Timeframe is a way of grouping prices to display them on the chart in a more convenient manner.
There are numerous types of timeframes, but the following ones are the most common:
- M1 (one-minute);
- M5 (five-minute);
- M15 (fifteen-minute);
- M30 (thirty-minute);
- H1 (hourly);
- H4 (four-hour);
- D1 (daily);
- W1 (weekly);
- MN (monthly).
All these timeframes are present in the most popular trading terminal – MetaTrader4 (MT4).
The timeframe label indicates the amount of time one candle refers to. The larger the timeframe chosen by a trader, the larger the time interval encompassed in one candle on the chart.
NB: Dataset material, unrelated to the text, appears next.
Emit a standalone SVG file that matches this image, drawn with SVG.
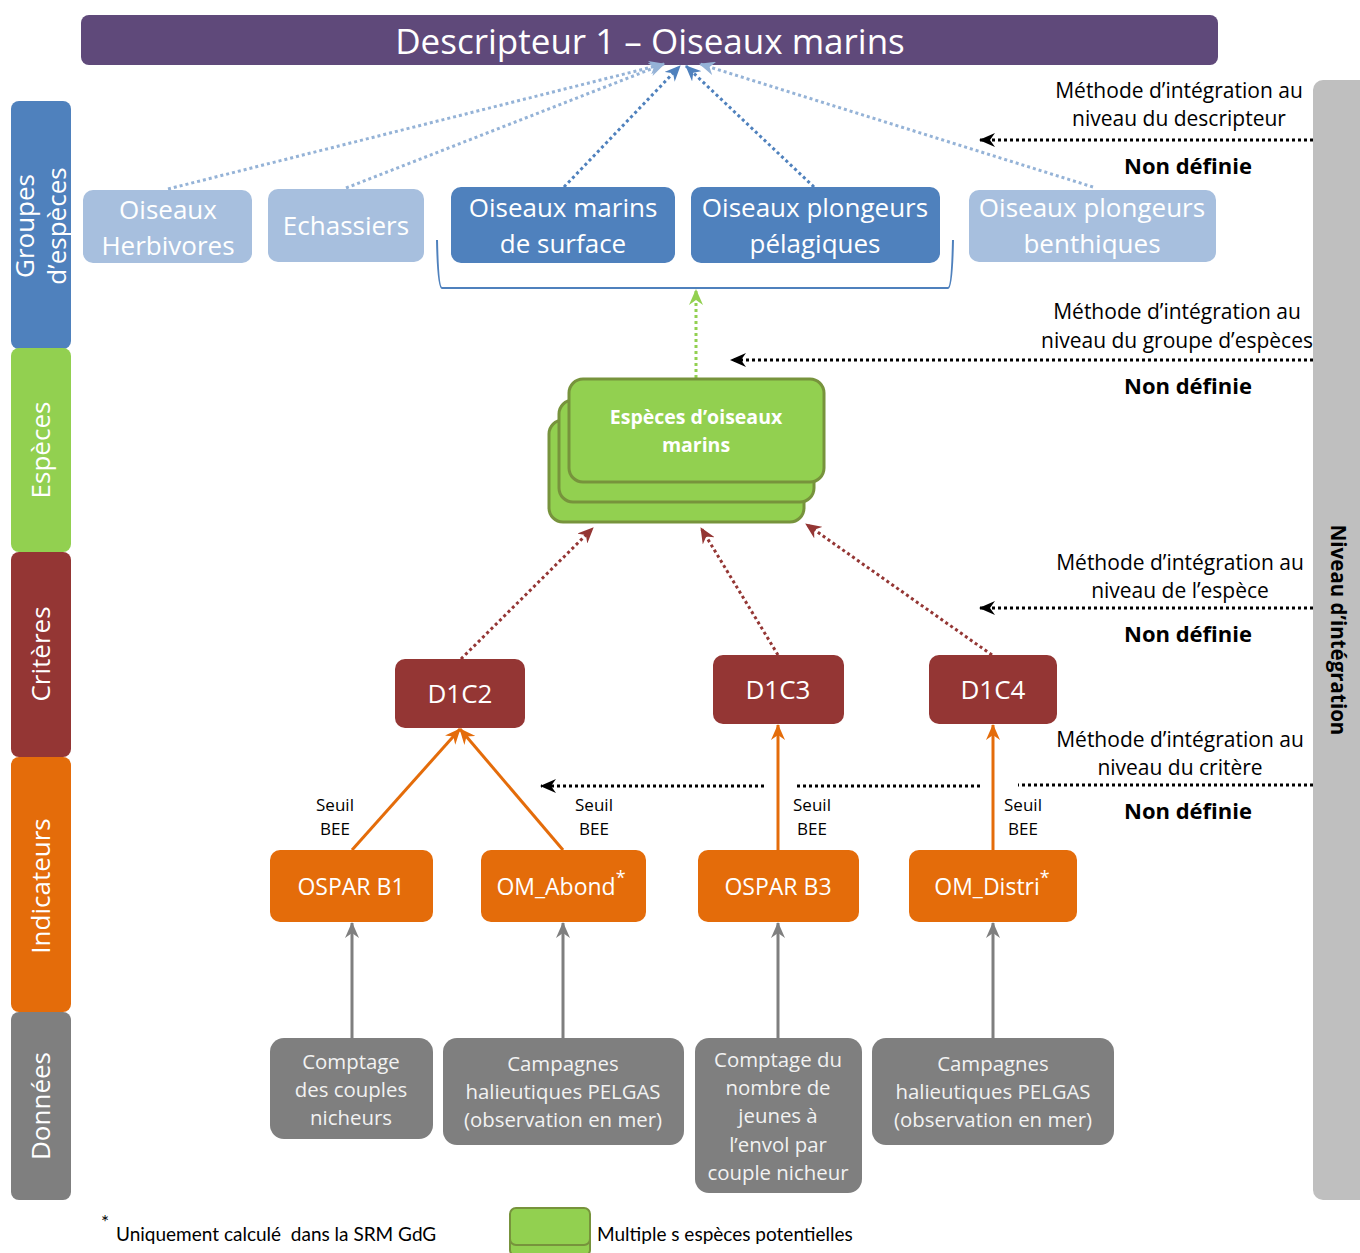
<svg xmlns="http://www.w3.org/2000/svg" width="1360" height="1253" viewBox="0 0 1360 1253">
<style>
text{font-family:"Open Sans","Noto Sans",sans-serif}
.w{fill:#fff}
.k{fill:#000}
.mid{text-anchor:middle}
.bar{font-size:26px;fill:#fff;text-anchor:middle}
.grp{font-size:26px;fill:#fff;text-anchor:middle}
.meth{font-size:21px;fill:#000;text-anchor:middle}
.nd{font-size:22px;font-weight:bold;fill:#000;text-anchor:middle}
.crit{font-size:26px;fill:#fff;text-anchor:middle}
.ind{font-size:23px;fill:#fff;text-anchor:middle}
.dat{font-size:20.4px;fill:#f2f2f2;text-anchor:middle}
.seuil{font-size:17px;fill:#000;text-anchor:middle}
.lg{font-family:Lato,"Open Sans",sans-serif;font-size:19px;fill:#000;white-space:pre}
.dot{fill:none;stroke-width:3;stroke-dasharray:3 3}
.bk{fill:none;stroke:#000;stroke-width:3;stroke-dasharray:3 3}
.sol{fill:none;stroke-width:3}
</style>
<defs>
<marker id="mLb" markerUnits="userSpaceOnUse" markerWidth="16" markerHeight="14" refX="15" refY="7" orient="auto"><path d="M0,0 L16,7 L0,14 L5,7 z" fill="#95B3D7"/></marker>
<marker id="mB" markerUnits="userSpaceOnUse" markerWidth="16" markerHeight="14" refX="15" refY="7" orient="auto"><path d="M0,0 L16,7 L0,14 L5,7 z" fill="#4F81BD"/></marker>
<marker id="mG" markerUnits="userSpaceOnUse" markerWidth="16" markerHeight="14" refX="15" refY="7" orient="auto"><path d="M0,0 L16,7 L0,14 L5,7 z" fill="#92D050"/></marker>
<marker id="mR" markerUnits="userSpaceOnUse" markerWidth="16" markerHeight="14" refX="15" refY="7" orient="auto"><path d="M0,0 L16,7 L0,14 L5,7 z" fill="#943634"/></marker>
<marker id="mO" markerUnits="userSpaceOnUse" markerWidth="16" markerHeight="14" refX="15" refY="7" orient="auto"><path d="M0,0 L16,7 L0,14 L5,7 z" fill="#E46C0A"/></marker>
<marker id="mGr" markerUnits="userSpaceOnUse" markerWidth="16" markerHeight="14" refX="15" refY="7" orient="auto"><path d="M0,0 L16,7 L0,14 L5,7 z" fill="#7F7F7F"/></marker>
<marker id="mK" markerUnits="userSpaceOnUse" markerWidth="16" markerHeight="14" refX="15" refY="7" orient="auto"><path d="M0,0 L16,7 L0,14 L5,7 z" fill="#000"/></marker>
</defs>

<!-- Title -->
<g id="title">
<rect x="81" y="15" width="1137" height="50" rx="8" fill="#5F497A"/>
<text x="650" y="54" class="w mid" font-size="35">Descripteur 1 – Oiseaux marins</text>
</g>

<!-- Left level bars -->
<g id="bar-groupes">
<rect x="11" y="101" width="60" height="248" rx="8" fill="#4F81BD"/>
<text class="bar" transform="translate(34,226) rotate(-90)">Groupes</text>
<text class="bar" transform="translate(66,226) rotate(-90)">d’espèces</text>
</g>
<g id="bar-especes">
<rect x="11" y="348" width="60" height="204" rx="8" fill="#92D050"/>
<text class="bar" transform="translate(50,450) rotate(-90)">Espèces</text>
</g>
<g id="bar-criteres">
<rect x="11" y="552" width="60" height="205" rx="8" fill="#943634"/>
<text class="bar" transform="translate(50,654) rotate(-90)">Critères</text>
</g>
<g id="bar-indicateurs">
<rect x="11" y="757" width="60" height="255" rx="8" fill="#E46C0A"/>
<text class="bar" transform="translate(50,886) rotate(-90)">Indicateurs</text>
</g>
<g id="bar-donnees">
<rect x="11" y="1012" width="60" height="188" rx="8" fill="#7F7F7F"/>
<text class="bar" transform="translate(50,1106) rotate(-90)">Données</text>
</g>

<!-- Right bar -->
<g id="bar-niveau">
<rect x="1313" y="80" width="60" height="1120" rx="10" fill="#BFBFBF"/>
<text transform="translate(1331,630) rotate(90)" font-family="Liberation Sans, Arial, sans-serif" font-size="20.5" font-weight="bold" text-anchor="middle" fill="#000">Niveau d’intégration</text>
</g>

<!-- Connectors -->
<g id="connectors">
<path class="dot" stroke="#95B3D7" d="M168,189 L664,64" marker-end="url(#mLb)"/>
<path class="dot" stroke="#95B3D7" d="M346,188 L664,64" marker-end="url(#mLb)"/>
<path class="dot" stroke="#4F81BD" d="M564,187 L680,66" marker-end="url(#mB)"/>
<path class="dot" stroke="#4F81BD" d="M814,187 L686,66" marker-end="url(#mB)"/>
<path class="dot" stroke="#95B3D7" d="M1093,187 L700,64" marker-end="url(#mLb)"/>
<path d="M437,240 Q438,288 442,288 L948,288 Q952,288 953,240" fill="none" stroke="#4F81BD" stroke-width="2"/>
<path class="dot" stroke="#92D050" d="M696,378 L696,290" marker-end="url(#mG)"/>
<path class="dot" stroke="#943634" d="M461,659 L593,528" marker-end="url(#mR)"/>
<path class="dot" stroke="#943634" d="M778,655 L701,528" marker-end="url(#mR)"/>
<path class="dot" stroke="#943634" d="M992,655 L806,524" marker-end="url(#mR)"/>
<path class="sol" stroke="#E46C0A" d="M352,850 L460,729" marker-end="url(#mO)"/>
<path class="sol" stroke="#E46C0A" d="M563,850 L460,729" marker-end="url(#mO)"/>
<path class="sol" stroke="#E46C0A" d="M778,850 L778,725" marker-end="url(#mO)"/>
<path class="sol" stroke="#E46C0A" d="M993,850 L993,725" marker-end="url(#mO)"/>
<path class="sol" stroke="#7F7F7F" d="M352,1038 L352,923" marker-end="url(#mGr)"/>
<path class="sol" stroke="#7F7F7F" d="M563,1038 L563,923" marker-end="url(#mGr)"/>
<path class="sol" stroke="#7F7F7F" d="M778,1038 L778,923" marker-end="url(#mGr)"/>
<path class="sol" stroke="#7F7F7F" d="M993,1038 L993,923" marker-end="url(#mGr)"/>
<path class="bk" d="M1313,140 L980,140" marker-end="url(#mK)"/>
<path class="bk" d="M1313,360 L731,360" marker-end="url(#mK)"/>
<path class="bk" d="M1313,608 L980,608" marker-end="url(#mK)"/>
<path class="bk" d="M1313,785 L1018,785"/>
<path class="bk" d="M980,786 L796,786"/>
<path class="bk" d="M764,786 L541,786" marker-end="url(#mK)"/>
</g>

<!-- Integration method texts -->
<g id="methode-descripteur">
<text class="meth" x="1179" y="98">Méthode d’intégration au</text>
<text class="meth" x="1179" y="126">niveau du descripteur</text>
<text class="nd" x="1188" y="174">Non définie</text>
</g>
<g id="methode-groupe">
<text class="meth" x="1177" y="319">Méthode d’intégration au</text>
<text class="meth" x="1177" y="348">niveau du groupe d’espèces</text>
<text class="nd" x="1188" y="394">Non définie</text>
</g>
<g id="methode-espece">
<text class="meth" x="1180" y="570">Méthode d’intégration au</text>
<text class="meth" x="1180" y="598">niveau de l’espèce</text>
<text class="nd" x="1188" y="642">Non définie</text>
</g>
<g id="methode-critere">
<text class="meth" x="1180" y="747">Méthode d’intégration au</text>
<text class="meth" x="1180" y="775">niveau du critère</text>
<text class="nd" x="1188" y="819">Non définie</text>
</g>

<!-- Species groups -->
<g id="g-herbivores">
<rect x="83" y="190" width="169" height="73" rx="10" fill="#A7BFDE"/>
<text class="grp" x="168" y="219">Oiseaux</text>
<text class="grp" x="168" y="255">Herbivores</text>
</g>
<g id="g-echassiers">
<rect x="268" y="189" width="156" height="73" rx="10" fill="#A7BFDE"/>
<text class="grp" x="346" y="235">Echassiers</text>
</g>
<g id="g-surface">
<rect x="451" y="187" width="224" height="76" rx="10" fill="#4F81BD"/>
<text class="grp" x="563" y="217">Oiseaux marins</text>
<text class="grp" x="563" y="253">de surface</text>
</g>
<g id="g-pelagiques">
<rect x="691" y="187" width="249" height="76" rx="10" fill="#4F81BD"/>
<text class="grp" x="815" y="217">Oiseaux plongeurs</text>
<text class="grp" x="815" y="253">pélagiques</text>
</g>
<g id="g-benthiques">
<rect x="969" y="190" width="247" height="72" rx="10" fill="#A7BFDE"/>
<text class="grp" x="1092" y="217">Oiseaux plongeurs</text>
<text class="grp" x="1092" y="253">benthiques</text>
</g>

<!-- Species -->
<g id="especes">
<rect x="549" y="420" width="255" height="102" rx="14" fill="#92D050" stroke="#77933C" stroke-width="3"/>
<rect x="559" y="400" width="255" height="102" rx="14" fill="#92D050" stroke="#77933C" stroke-width="3"/>
<rect x="569" y="379" width="255" height="103" rx="14" fill="#92D050" stroke="#77933C" stroke-width="3"/>
<text x="696" y="424" class="w mid" font-size="19.5" font-weight="bold">Espèces d’oiseaux</text>
<text x="696" y="452" class="w mid" font-size="19.5" font-weight="bold">marins</text>
</g>

<!-- Criteria -->
<g id="d1c2">
<rect x="395" y="659" width="130" height="69" rx="10" fill="#943634"/>
<text class="crit" x="460" y="703">D1C2</text>
</g>
<g id="d1c3">
<rect x="713" y="655" width="131" height="69" rx="10" fill="#943634"/>
<text class="crit" x="778" y="699">D1C3</text>
</g>
<g id="d1c4">
<rect x="929" y="655" width="128" height="69" rx="10" fill="#943634"/>
<text class="crit" x="993" y="699">D1C4</text>
</g>

<!-- Seuil labels -->
<g id="seuils">
<text class="seuil" x="335" y="811">Seuil</text><text class="seuil" x="335" y="835">BEE</text>
<text class="seuil" x="594" y="811">Seuil</text><text class="seuil" x="594" y="835">BEE</text>
<text class="seuil" x="812" y="811">Seuil</text><text class="seuil" x="812" y="835">BEE</text>
<text class="seuil" x="1023" y="811">Seuil</text><text class="seuil" x="1023" y="835">BEE</text>
</g>

<!-- Indicators -->
<g id="ospar-b1">
<rect x="270" y="850" width="163" height="72" rx="10" fill="#E46C0A"/>
<text class="ind" x="351" y="895">OSPAR B1</text>
</g>
<g id="om-abond">
<rect x="481" y="850" width="165" height="72" rx="10" fill="#E46C0A"/>
<text class="ind" x="561" y="895">OM_Abond<tspan font-size="18" dy="-11">*</tspan></text>
</g>
<g id="ospar-b3">
<rect x="698" y="850" width="161" height="72" rx="10" fill="#E46C0A"/>
<text class="ind" x="778" y="895">OSPAR B3</text>
</g>
<g id="om-distri">
<rect x="909" y="850" width="168" height="72" rx="10" fill="#E46C0A"/>
<text class="ind" x="992" y="895">OM_Distri<tspan font-size="18" dy="-11">*</tspan></text>
</g>

<!-- Data -->
<g id="data-comptage">
<rect x="270" y="1038" width="163" height="101" rx="14" fill="#7F7F7F"/>
<text class="dat" x="351" y="1069">Comptage</text>
<text class="dat" x="351" y="1097">des couples</text>
<text class="dat" x="351" y="1125">nicheurs</text>
</g>
<g id="data-pelgas1">
<rect x="443" y="1038" width="241" height="107" rx="14" fill="#7F7F7F"/>
<text class="dat" x="563" y="1071">Campagnes</text>
<text class="dat" x="563" y="1099">halieutiques PELGAS</text>
<text class="dat" x="563" y="1127">(observation en mer)</text>
</g>
<g id="data-jeunes">
<rect x="695" y="1038" width="167" height="155" rx="14" fill="#7F7F7F"/>
<text class="dat" x="778" y="1067">Comptage du</text>
<text class="dat" x="778" y="1095">nombre de</text>
<text class="dat" x="778" y="1123">jeunes à</text>
<text class="dat" x="778" y="1152">l’envol par</text>
<text class="dat" x="778" y="1180">couple nicheur</text>
</g>
<g id="data-pelgas2">
<rect x="872" y="1038" width="242" height="107" rx="14" fill="#7F7F7F"/>
<text class="dat" x="993" y="1071">Campagnes</text>
<text class="dat" x="993" y="1099">halieutiques PELGAS</text>
<text class="dat" x="993" y="1127">(observation en mer)</text>
</g>

<!-- Legend -->
<g id="legend">
<text class="lg" x="101" y="1229" font-size="17">*</text>
<text class="lg" x="116" y="1241" xml:space="preserve">Uniquement calculé  dans la SRM GdG</text>
<rect x="510" y="1212" width="80" height="44" rx="6" fill="#92D050" stroke="#77933C" stroke-width="2"/>
<rect x="510" y="1208" width="80" height="37" rx="6" fill="#92D050" stroke="#77933C" stroke-width="2"/>
<text class="lg" x="597" y="1241">Multiple s espèces potentielles</text>
</g>
</svg>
The choice is not limited to the above-mentioned timeframes. Traders can also make use of non-standard timeframes like three-minute (M3) or two-hour (H2) ones. You can learn how to create a non-standard timeframe manually in MT4 here.
For better clarity, we’ll reveal the essence of timeframes with the following example.
Let’s take the price chart of USD/JPY on the H1 timeframe. It will look like this:
Each candle on this chart corresponds to one hour. Thus, the chart provides us with information on the opening price, the closing price, the minimum price, and the maximum price over each hour. At that, the visible time interval begins on August 4 and ends on August 9 (5 days).
Now let's consider an example of the larger timeframe – four-hour (H4) – shown in the chart below:
Note that the new chart shows a longer time interval beginning on July 25. That is, the H4 timeframe actually shows us the price movement of USD/JPY over two and a half weeks. One candle corresponds to four hours on the USD/JPY H4 chart.
On the H4 timeframe, we have also selected the time period visible on the previous H1 timeframe – the difference between these two visible time periods is just about 4 times.
Choosing the Timeframe for Trading
Now let’s talk about choosing a timeframe. What is the best timeframe to trade? A clear answer cannot be given here, because it depends on a number of specific features, for example, the nature of your trading system or a general approach to trading. Some traders trade within a day making many trades, others – 1-2 trades during this period, while some make only 1 trade a week.
Despite such a large room for choice, we still advise you to select the timeframes starting from M30 and larger. Moreover, M30 is no worse than other lower timeframes for intraday trading. Why?
The key reason lies in a significant impact of the so-called “market noise” on the price on small timeframes. The “market noise” is a huge number of low-volume trades in the market that randomly affect the price in the short term. The drawback of the “market noise” is a complete failure to predict their impact on the market.
The market is usually affected by the “market noise” on M1 timeframe just about all the time. The given state of the market is easy to determine on the chart: the market lacks a trend, and the price moves chaotically and in a confusing manner. Let’s look at the EUR/AUD chart on M1 timeframe:
As you can see, the trend direction can be hardly identified: the price first moves down, and then comes a retracement – there is some kind of a “Triangle” pattern. Usually, the price moves in one direction for a long time after the pattern is broken out, but in our case it immediately comes back to the previous level.
This example very clearly illustrates that using technical analysis on small timeframes is very difficult. Moreover, if we move to the larger H1 timeframe, it will add more clarity to the market picture.
Indeed, the trend is clearly visible on the H1 timeframe. One can even plot the boundaries of the downward price range on the chart. It can be concluded that the larger the timeframe, the clearer signals can be get by analyzing the chart of a currency pair.
Of course, it doesn’t mean that you need to trade on the highest timeframes (D1, W1 or MN) only. Such time intervals are good for very experienced traders who assess the market situation with fundamental analysis and can wait for the right moment to make a trade for weeks or even months.
M30, H1, and H4 timeframes are well suited for newbie traders trading on a regular basis. Patterns of technical analysis, as well as indicators, provide adequate information on these time periods, while you don’t need to wait for a signal to open a position for long.
Another important advantage of these timeframes is that a trader can measure the profitability of own strategy on a demo account within a short period of time and hence the feasibility of its practical application.
Additionally, you can use multiple timeframes simultaneously depending on the market situation. For example, when important economic news is released, you can decrease a timeframe for trading with more precision and increase it if there is the long-lasting flat market.
For the rest, you shouldn’t focus on choosing the timeframe, since you’ll most likely select the time interval, which suits you best, by yourself with time and practice.